## SHORT PROBLEM
Leave the pictures out. Return all other data exactly.
━━━━━ DATA PROVIDED ━━━━━
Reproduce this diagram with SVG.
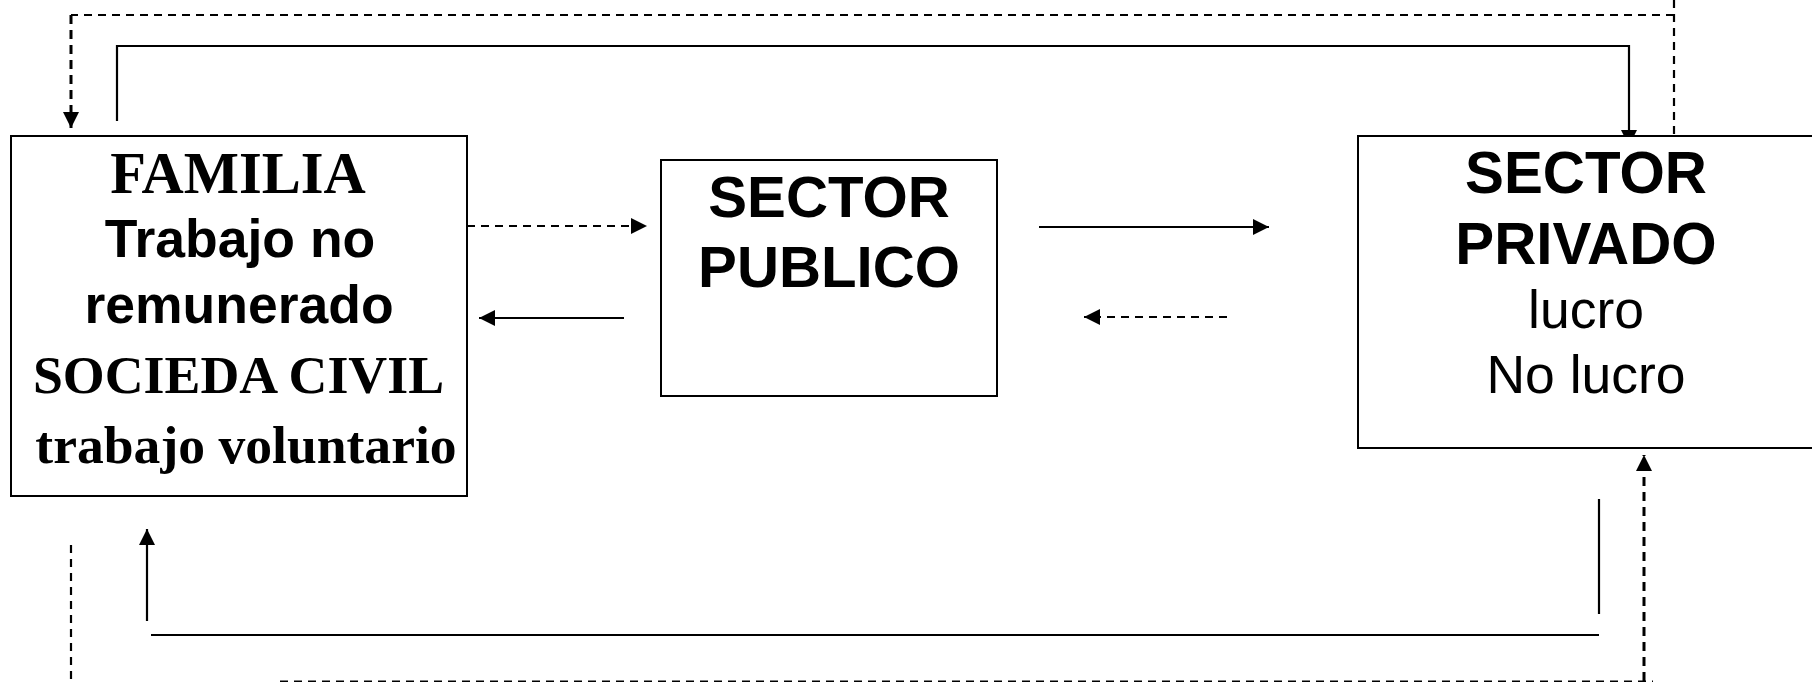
<svg xmlns="http://www.w3.org/2000/svg" width="1812" height="682" viewBox="0 0 1812 682">
<style>
.box{fill:#fff;stroke:#000;stroke-width:2}
.ln{fill:none;stroke:#000;stroke-width:2.2}
.dash{fill:none;stroke:#000;stroke-width:2.2;stroke-dasharray:8 6}
.dashv{fill:none;stroke:#000;stroke-width:3;stroke-dasharray:9 6}
.serif{font-family:"Liberation Serif","Times New Roman",serif;font-weight:bold;fill:#000;text-anchor:middle}
.sansb{font-family:"Liberation Sans",Arial,sans-serif;font-weight:bold;fill:#000;text-anchor:middle}
.sans{font-family:"Liberation Sans",Arial,sans-serif;fill:#000;text-anchor:middle}
</style>
<defs>
<marker id="ah" markerUnits="userSpaceOnUse" markerWidth="18" markerHeight="18" refX="16" refY="8" orient="auto">
<path d="M0,0 L16,8 L0,16 z" fill="#000"/>
</marker>
</defs>
<rect width="1812" height="682" fill="#fff"/>
<g id="connectors">
<path class="dash" d="M1674,0 V143 M1674,15 H71"/>
<path class="dashv" d="M71,15 V128" marker-end="url(#ah)"/>
<path class="ln" d="M117,121 V46 H1629 V146" marker-end="url(#ah)"/>
<path class="dash" d="M467,226 H647" marker-end="url(#ah)"/>
<path class="ln" d="M624,318 H479" marker-end="url(#ah)"/>
<path class="ln" d="M1039,227 H1269" marker-end="url(#ah)"/>
<path class="dash" d="M1227,317 H1084" marker-end="url(#ah)"/>
<path class="ln" d="M1599,499 V614"/>
<path class="ln" d="M1599,635 H151"/>
<path class="ln" d="M147,621 V529" marker-end="url(#ah)"/>
<path class="dash" d="M71,545 V682"/>
<path class="dash" d="M280,681.5 H1653"/>
<path class="dashv" d="M1644,681 V455" marker-end="url(#ah)"/>
</g>
<g id="familia">
<rect class="box" x="11" y="136" width="456" height="360"/>
<text class="serif" x="238" y="193" font-size="58.5">FAMILIA</text>
<text class="sansb" x="240" y="257" font-size="53.5">Trabajo no</text>
<text class="sansb" x="239" y="323" font-size="53.5">remunerado</text>
<text class="serif" x="238.5" y="393" font-size="53.8">SOCIEDA CIVIL</text>
<text class="serif" x="246" y="463" font-size="53.6">trabajo voluntario</text>
</g>
<g id="publico">
<rect class="box" x="661" y="160" width="336" height="236"/>
<text class="sansb" x="829" y="217" font-size="58.2">SECTOR</text>
<text class="sansb" x="829" y="287" font-size="58.2">PUBLICO</text>
</g>
<g id="privado">
<rect class="box" x="1358" y="136" width="458" height="312"/>
<text class="sansb" x="1586" y="193" font-size="58.3">SECTOR</text>
<text class="sansb" x="1586" y="264" font-size="58.3">PRIVADO</text>
<text class="sans" x="1586" y="328" font-size="53.5">lucro</text>
<text class="sans" x="1586" y="393" font-size="53.5">No lucro</text>
</g>
</svg>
━━━━━
## EXERCISE RESULT
Reproduce this diagram with SVG.
<svg xmlns="http://www.w3.org/2000/svg" width="1812" height="682" viewBox="0 0 1812 682">
<style>
.box{fill:#fff;stroke:#000;stroke-width:2}
.ln{fill:none;stroke:#000;stroke-width:2.2}
.dash{fill:none;stroke:#000;stroke-width:2.2;stroke-dasharray:8 6}
.dashv{fill:none;stroke:#000;stroke-width:3;stroke-dasharray:9 6}
.serif{font-family:"Liberation Serif","Times New Roman",serif;font-weight:bold;fill:#000;text-anchor:middle}
.sansb{font-family:"Liberation Sans",Arial,sans-serif;font-weight:bold;fill:#000;text-anchor:middle}
.sans{font-family:"Liberation Sans",Arial,sans-serif;fill:#000;text-anchor:middle}
</style>
<defs>
<marker id="ah" markerUnits="userSpaceOnUse" markerWidth="18" markerHeight="18" refX="16" refY="8" orient="auto">
<path d="M0,0 L16,8 L0,16 z" fill="#000"/>
</marker>
</defs>
<rect width="1812" height="682" fill="#fff"/>
<g id="connectors">
<path class="dash" d="M1674,0 V143 M1674,15 H71"/>
<path class="dashv" d="M71,15 V128" marker-end="url(#ah)"/>
<path class="ln" d="M117,121 V46 H1629 V146" marker-end="url(#ah)"/>
<path class="dash" d="M467,226 H647" marker-end="url(#ah)"/>
<path class="ln" d="M624,318 H479" marker-end="url(#ah)"/>
<path class="ln" d="M1039,227 H1269" marker-end="url(#ah)"/>
<path class="dash" d="M1227,317 H1084" marker-end="url(#ah)"/>
<path class="ln" d="M1599,499 V614"/>
<path class="ln" d="M1599,635 H151"/>
<path class="ln" d="M147,621 V529" marker-end="url(#ah)"/>
<path class="dash" d="M71,545 V682"/>
<path class="dash" d="M280,681.5 H1653"/>
<path class="dashv" d="M1644,681 V455" marker-end="url(#ah)"/>
</g>
<g id="familia">
<rect class="box" x="11" y="136" width="456" height="360"/>
<text class="serif" x="238" y="193" font-size="58.5">FAMILIA</text>
<text class="sansb" x="240" y="257" font-size="53.5">Trabajo no</text>
<text class="sansb" x="239" y="323" font-size="53.5">remunerado</text>
<text class="serif" x="238.5" y="393" font-size="53.8">SOCIEDA CIVIL</text>
<text class="serif" x="246" y="463" font-size="53.6">trabajo voluntario</text>
</g>
<g id="publico">
<rect class="box" x="661" y="160" width="336" height="236"/>
<text class="sansb" x="829" y="217" font-size="58.2">SECTOR</text>
<text class="sansb" x="829" y="287" font-size="58.2">PUBLICO</text>
</g>
<g id="privado">
<rect class="box" x="1358" y="136" width="458" height="312"/>
<text class="sansb" x="1586" y="193" font-size="58.3">SECTOR</text>
<text class="sansb" x="1586" y="264" font-size="58.3">PRIVADO</text>
<text class="sans" x="1586" y="328" font-size="53.5">lucro</text>
<text class="sans" x="1586" y="393" font-size="53.5">No lucro</text>
</g>
</svg>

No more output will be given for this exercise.